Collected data
:::

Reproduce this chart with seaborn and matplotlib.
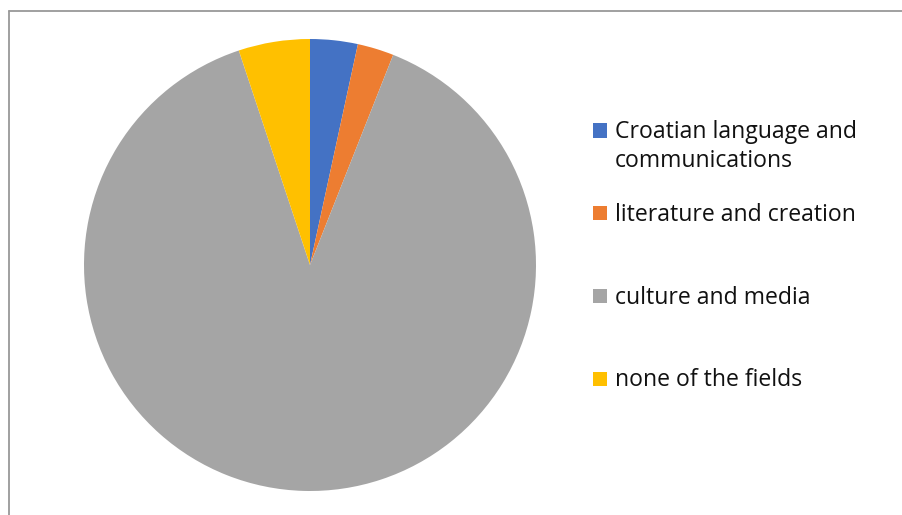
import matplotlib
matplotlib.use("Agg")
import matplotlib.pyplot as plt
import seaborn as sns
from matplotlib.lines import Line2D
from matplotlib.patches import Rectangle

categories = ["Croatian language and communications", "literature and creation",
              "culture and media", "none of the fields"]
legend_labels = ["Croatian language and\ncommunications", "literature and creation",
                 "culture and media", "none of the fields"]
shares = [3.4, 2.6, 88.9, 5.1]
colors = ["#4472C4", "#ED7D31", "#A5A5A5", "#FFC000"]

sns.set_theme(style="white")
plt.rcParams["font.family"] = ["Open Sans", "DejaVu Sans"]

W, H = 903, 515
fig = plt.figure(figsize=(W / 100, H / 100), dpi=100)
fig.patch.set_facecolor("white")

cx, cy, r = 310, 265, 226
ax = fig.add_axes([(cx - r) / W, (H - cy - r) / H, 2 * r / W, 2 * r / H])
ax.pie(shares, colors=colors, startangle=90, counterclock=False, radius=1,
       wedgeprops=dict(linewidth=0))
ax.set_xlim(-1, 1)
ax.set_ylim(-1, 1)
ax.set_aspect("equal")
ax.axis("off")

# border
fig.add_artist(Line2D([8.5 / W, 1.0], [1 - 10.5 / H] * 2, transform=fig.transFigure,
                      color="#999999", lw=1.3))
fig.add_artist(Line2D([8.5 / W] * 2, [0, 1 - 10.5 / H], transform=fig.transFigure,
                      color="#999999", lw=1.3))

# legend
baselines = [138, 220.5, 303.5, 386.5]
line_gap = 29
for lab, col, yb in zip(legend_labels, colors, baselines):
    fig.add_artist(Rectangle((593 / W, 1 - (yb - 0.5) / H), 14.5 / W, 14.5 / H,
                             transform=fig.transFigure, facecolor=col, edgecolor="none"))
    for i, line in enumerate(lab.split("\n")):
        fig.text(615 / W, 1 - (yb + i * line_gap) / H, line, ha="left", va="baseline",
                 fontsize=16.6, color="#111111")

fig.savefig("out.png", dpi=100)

:::

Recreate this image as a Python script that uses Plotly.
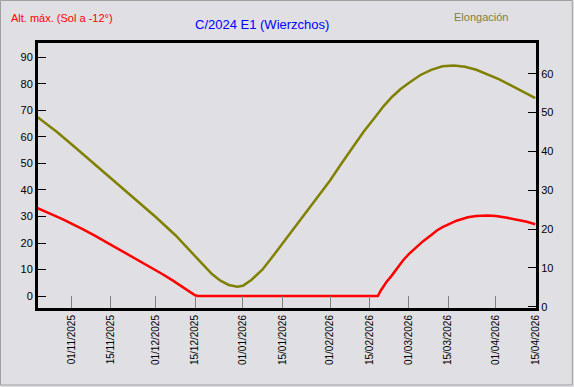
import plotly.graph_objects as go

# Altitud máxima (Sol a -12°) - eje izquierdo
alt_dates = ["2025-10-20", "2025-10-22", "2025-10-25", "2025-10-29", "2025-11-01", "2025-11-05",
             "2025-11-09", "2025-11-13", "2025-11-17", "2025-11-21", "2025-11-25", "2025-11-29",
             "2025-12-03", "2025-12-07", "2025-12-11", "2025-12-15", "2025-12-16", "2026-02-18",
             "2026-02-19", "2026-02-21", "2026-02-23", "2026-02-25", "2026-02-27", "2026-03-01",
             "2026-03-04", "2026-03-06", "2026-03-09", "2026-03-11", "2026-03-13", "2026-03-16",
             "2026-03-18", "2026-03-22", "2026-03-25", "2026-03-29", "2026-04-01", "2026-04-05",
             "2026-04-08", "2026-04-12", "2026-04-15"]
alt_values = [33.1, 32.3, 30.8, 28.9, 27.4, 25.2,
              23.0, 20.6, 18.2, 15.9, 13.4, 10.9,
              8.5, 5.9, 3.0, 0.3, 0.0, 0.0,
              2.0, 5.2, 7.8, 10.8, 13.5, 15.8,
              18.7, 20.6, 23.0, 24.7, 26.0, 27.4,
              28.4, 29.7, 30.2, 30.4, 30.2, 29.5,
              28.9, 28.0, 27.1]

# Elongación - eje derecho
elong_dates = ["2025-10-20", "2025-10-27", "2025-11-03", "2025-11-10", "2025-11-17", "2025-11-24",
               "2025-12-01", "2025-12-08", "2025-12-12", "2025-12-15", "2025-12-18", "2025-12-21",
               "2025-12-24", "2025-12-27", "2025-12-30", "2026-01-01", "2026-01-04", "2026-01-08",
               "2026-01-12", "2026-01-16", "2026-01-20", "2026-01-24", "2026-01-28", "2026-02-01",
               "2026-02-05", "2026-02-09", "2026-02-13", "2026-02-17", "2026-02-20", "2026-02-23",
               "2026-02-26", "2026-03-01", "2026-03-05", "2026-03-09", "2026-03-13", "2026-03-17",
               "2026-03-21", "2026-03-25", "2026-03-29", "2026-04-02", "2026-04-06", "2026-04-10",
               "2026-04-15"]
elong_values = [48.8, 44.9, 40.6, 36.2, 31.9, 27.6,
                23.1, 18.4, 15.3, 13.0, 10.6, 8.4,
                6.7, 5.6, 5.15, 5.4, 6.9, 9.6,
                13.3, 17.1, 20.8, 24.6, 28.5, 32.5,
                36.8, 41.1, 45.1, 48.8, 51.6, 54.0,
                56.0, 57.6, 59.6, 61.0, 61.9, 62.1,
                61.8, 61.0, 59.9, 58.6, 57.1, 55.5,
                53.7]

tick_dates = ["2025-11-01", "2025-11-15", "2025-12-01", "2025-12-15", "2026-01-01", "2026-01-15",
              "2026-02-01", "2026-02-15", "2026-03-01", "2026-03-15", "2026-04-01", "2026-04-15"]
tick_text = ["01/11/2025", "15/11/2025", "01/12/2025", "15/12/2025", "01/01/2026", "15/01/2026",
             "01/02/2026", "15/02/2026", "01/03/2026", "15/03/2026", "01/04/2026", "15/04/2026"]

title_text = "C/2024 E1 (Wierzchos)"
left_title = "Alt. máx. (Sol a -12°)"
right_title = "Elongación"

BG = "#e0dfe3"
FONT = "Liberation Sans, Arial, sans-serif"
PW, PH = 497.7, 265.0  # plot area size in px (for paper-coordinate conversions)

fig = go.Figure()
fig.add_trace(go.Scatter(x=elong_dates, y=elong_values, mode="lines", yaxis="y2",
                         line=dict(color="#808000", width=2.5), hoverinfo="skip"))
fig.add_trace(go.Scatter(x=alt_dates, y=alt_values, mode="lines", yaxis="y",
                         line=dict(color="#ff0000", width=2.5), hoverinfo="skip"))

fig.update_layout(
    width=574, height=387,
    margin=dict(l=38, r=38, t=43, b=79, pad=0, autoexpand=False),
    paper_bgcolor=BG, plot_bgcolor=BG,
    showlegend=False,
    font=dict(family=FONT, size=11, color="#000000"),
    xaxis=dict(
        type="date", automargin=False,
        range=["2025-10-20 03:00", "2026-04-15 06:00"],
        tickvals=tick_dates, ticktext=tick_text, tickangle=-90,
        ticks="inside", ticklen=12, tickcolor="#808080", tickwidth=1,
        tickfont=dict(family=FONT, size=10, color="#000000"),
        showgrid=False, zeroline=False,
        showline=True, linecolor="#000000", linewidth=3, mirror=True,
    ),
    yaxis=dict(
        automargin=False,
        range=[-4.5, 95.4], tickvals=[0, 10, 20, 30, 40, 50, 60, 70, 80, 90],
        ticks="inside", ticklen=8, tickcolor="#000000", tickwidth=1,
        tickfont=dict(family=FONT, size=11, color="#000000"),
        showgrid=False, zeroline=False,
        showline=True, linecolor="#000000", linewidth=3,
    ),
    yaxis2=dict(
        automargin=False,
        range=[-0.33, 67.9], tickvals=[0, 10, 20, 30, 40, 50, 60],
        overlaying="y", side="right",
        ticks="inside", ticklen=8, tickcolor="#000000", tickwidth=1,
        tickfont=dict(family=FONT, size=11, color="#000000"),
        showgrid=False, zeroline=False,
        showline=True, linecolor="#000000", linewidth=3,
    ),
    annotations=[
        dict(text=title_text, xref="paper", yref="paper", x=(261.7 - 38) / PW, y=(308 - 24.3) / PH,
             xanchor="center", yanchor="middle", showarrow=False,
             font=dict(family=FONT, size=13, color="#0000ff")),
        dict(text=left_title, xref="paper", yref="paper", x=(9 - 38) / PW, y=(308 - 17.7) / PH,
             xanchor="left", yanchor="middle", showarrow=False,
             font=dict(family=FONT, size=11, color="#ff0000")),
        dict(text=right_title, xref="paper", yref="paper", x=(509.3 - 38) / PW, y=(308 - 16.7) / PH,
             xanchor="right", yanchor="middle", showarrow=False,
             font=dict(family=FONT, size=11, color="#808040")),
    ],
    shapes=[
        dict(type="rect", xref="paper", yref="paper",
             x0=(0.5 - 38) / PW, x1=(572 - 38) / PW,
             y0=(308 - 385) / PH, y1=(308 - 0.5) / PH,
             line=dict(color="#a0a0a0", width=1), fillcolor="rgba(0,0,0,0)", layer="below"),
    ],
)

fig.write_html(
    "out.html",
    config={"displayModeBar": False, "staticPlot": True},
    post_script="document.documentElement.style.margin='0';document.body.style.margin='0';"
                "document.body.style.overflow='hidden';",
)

:::

=== EXERCISE DESCRIPTION ===
Include both the line containing "Recreate this image" and the line containing "28.9, 28.0, 27.1]" when you write out everything between them, exactly. Leave the pictures out.

=== WRITTEN SOLUTION ===
Recreate this image as a Python script that uses Plotly.
import plotly.graph_objects as go

# Altitud máxima (Sol a -12°) - eje izquierdo
alt_dates = ["2025-10-20", "2025-10-22", "2025-10-25", "2025-10-29", "2025-11-01", "2025-11-05",
             "2025-11-09", "2025-11-13", "2025-11-17", "2025-11-21", "2025-11-25", "2025-11-29",
             "2025-12-03", "2025-12-07", "2025-12-11", "2025-12-15", "2025-12-16", "2026-02-18",
             "2026-02-19", "2026-02-21", "2026-02-23", "2026-02-25", "2026-02-27", "2026-03-01",
             "2026-03-04", "2026-03-06", "2026-03-09", "2026-03-11", "2026-03-13", "2026-03-16",
             "2026-03-18", "2026-03-22", "2026-03-25", "2026-03-29", "2026-04-01", "2026-04-05",
             "2026-04-08", "2026-04-12", "2026-04-15"]
alt_values = [33.1, 32.3, 30.8, 28.9, 27.4, 25.2,
              23.0, 20.6, 18.2, 15.9, 13.4, 10.9,
              8.5, 5.9, 3.0, 0.3, 0.0, 0.0,
              2.0, 5.2, 7.8, 10.8, 13.5, 15.8,
              18.7, 20.6, 23.0, 24.7, 26.0, 27.4,
              28.4, 29.7, 30.2, 30.4, 30.2, 29.5,
              28.9, 28.0, 27.1]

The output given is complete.